4 responses to “A belly full of laughs.

  • 2bs Mommy

    Hahaha…great stories. Oh, I miss such gatherings sooooo much.

    – My dad told me this story about him over the phone just a few days back: once during his college days, he was sitting with his friends, chatting away. He used a swear word and immediately saw my grandpa coming towards them and he was pretty sure that he had heard it. To escape his wrath, my dad again repeated it more loudly with his face down so that grandpa would think that this just can’t be his son cos his son may say it once to act cool but not twice !!

    – when we used to visit our hometown during summer holidays, once all our aunts turned in after lunch to have a nap, we cousins used to pull out sarees from their almirahs, wrap it around our skirts and actually used to go out to buy lollies. The market was on doorstep and every shopkeeper knew the family!!

    I can come up with some more if I try a little more, but you probably dont want a post here in your comments section 🙂
    @ 2b’s Mommy: I would love to read more of them though: I remember dressing my little brother up in dupattas and false hair pieces, and basically treating him like a 2 year old old. I even have photos of it, which ofcourse are heavily guarded by the 12 year old brat.

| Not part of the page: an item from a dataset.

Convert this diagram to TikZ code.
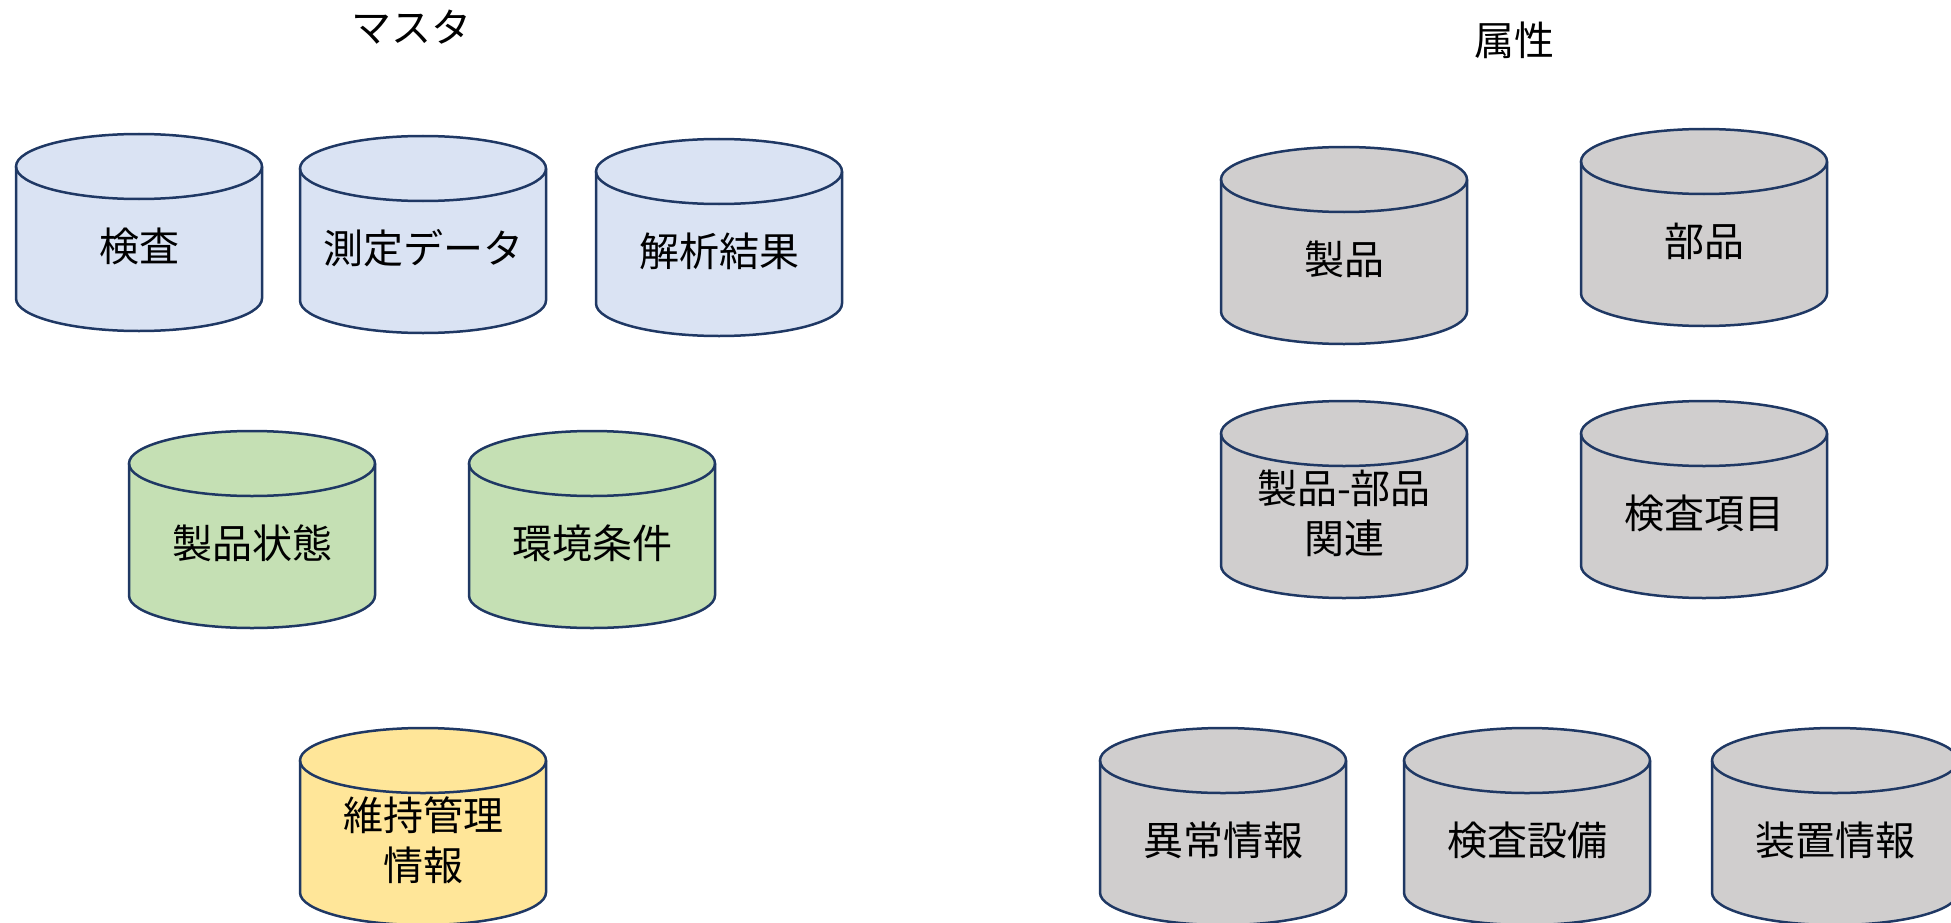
\documentclass[tikz,border=0pt]{standalone}
\usepackage{fontspec}
\setmainfont{Noto Sans CJK JP}
\definecolor{cline}{HTML}{1F3864}
\definecolor{cblue}{HTML}{DAE3F3}
\definecolor{cgreen}{HTML}{C5E0B4}
\definecolor{cyellow}{HTML}{FFE699}
\definecolor{cgray}{HTML}{D0CECE}
\tikzset{
  cylline/.style={draw=cline, line width=2.5pt},
  cyltext/.style={inner sep=0pt, align=center, font=\fontsize{40}{50}\selectfont, text=black},
  titletext/.style={inner sep=0pt, font=\fontsize{40}{50}\selectfont, text=black}
}
\newcommand{\dbcyl}[5]{%
  \begin{scope}[shift={(#2,-#3)}]
    \fill[#4] (0,-32.5) -- (0,-164.5) arc[start angle=180,end angle=360,x radius=123,y radius=32.5] -- (246,-32.5) arc[start angle=0,end angle=180,x radius=123,y radius=32.5] -- cycle;
    \draw[cylline] (0,-32.5) -- (0,-164.5) arc[start angle=180,end angle=360,x radius=123,y radius=32.5] -- (246,-32.5);
    \draw[cylline] (123,-32.5) ellipse[x radius=123,y radius=32.5];
    \node[cyltext] (#1) at (123,-112) {#5};
  \end{scope}}
\begin{document}
\begin{tikzpicture}[x=1pt,y=1pt]
\useasboundingbox (0,0) rectangle (1951,-923);
\clip (0,0) rectangle (1951,-923);
\node[titletext] (tmaster) at (411,-27) {マスタ};
\node[titletext] (tattr) at (1514,-40) {属性};
\dbcyl{kensa}{16}{134}{cblue}{検査}
\dbcyl{sokutei}{300}{136}{cblue}{測定データ}
\dbcyl{kaiseki}{596}{139}{cblue}{解析結果}
\dbcyl{jotai}{129}{431}{cgreen}{製品状態}
\dbcyl{kankyo}{469}{431}{cgreen}{環境条件}
\dbcyl{iji}{300}{728}{cyellow}{維持管理\\情報}
\dbcyl{seihin}{1221}{147}{cgray}{製品}
\dbcyl{buhin}{1581}{129}{cgray}{部品}
\dbcyl{kanren}{1221}{401}{cgray}{製品-部品\\関連}
\dbcyl{koumoku}{1581}{401}{cgray}{検査項目}
\dbcyl{ijo}{1100}{728}{cgray}{異常情報}
\dbcyl{setsubi}{1404}{728}{cgray}{検査設備}
\dbcyl{sochi}{1712}{728}{cgray}{装置情報}
\end{tikzpicture}
\end{document}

You kids must be the age to pull pranks too huh!! Love that age.

  • Goofy Mumma

    A post after long, and worth the wait. Very nice, I am still laughing. My favourite –
    “When all 6 of us cousins got together our favourite games were hide and seek and 6 corners. Once while playing hide and seek, my brother the seeker went missing. So we went in to drink our milk and continue the game. The dude was sitting on the table, smile on his mouth and 6 tall empty glasses of milk in front of him.” LOL!

    Its fun thinking of these things isn’t it? I don’t remember many, but the one I do is,
    My father and his elder brother who are closely aged, were mischief mongers like no other as kids. Once there were guests at home for dinner, and my grandmother had made a whole chicken roast. The two brothers had been scolded and were angry, so they filled the chicken containing dish with sand and left it as such. Only when the time to serve came, did my grandmother realise the problem, and landed in a big pickle for that. 🙂

    @Goofy Mumma:Oh My God! That is so devious. Haha. I half fear that my kids will pay me back for all the stunts we pulled.

  • grafx

    oh dear. im sure you must have read about the time when i dove right into the street, trying to get into the pond!??!! lol. i love hilarious people!

    @ Grafx: HAHAHA!!!! I love them too. Only the ones who just happen to be hilarious not the trying desperately to be one.

  • Thuria

    The cute duhde who got checked out in Ooty 😀 and how we fought to be ur girlfriend(s) heheheh…. do u have those pics btw?

    -Thuria

    @ Thuria: The picture of the ogling girl is seared painfully in my memory. She must have been some Madonna wannabe to look at a ‘Guy” with skirts. The rest yeah I do, I think I may even have some here.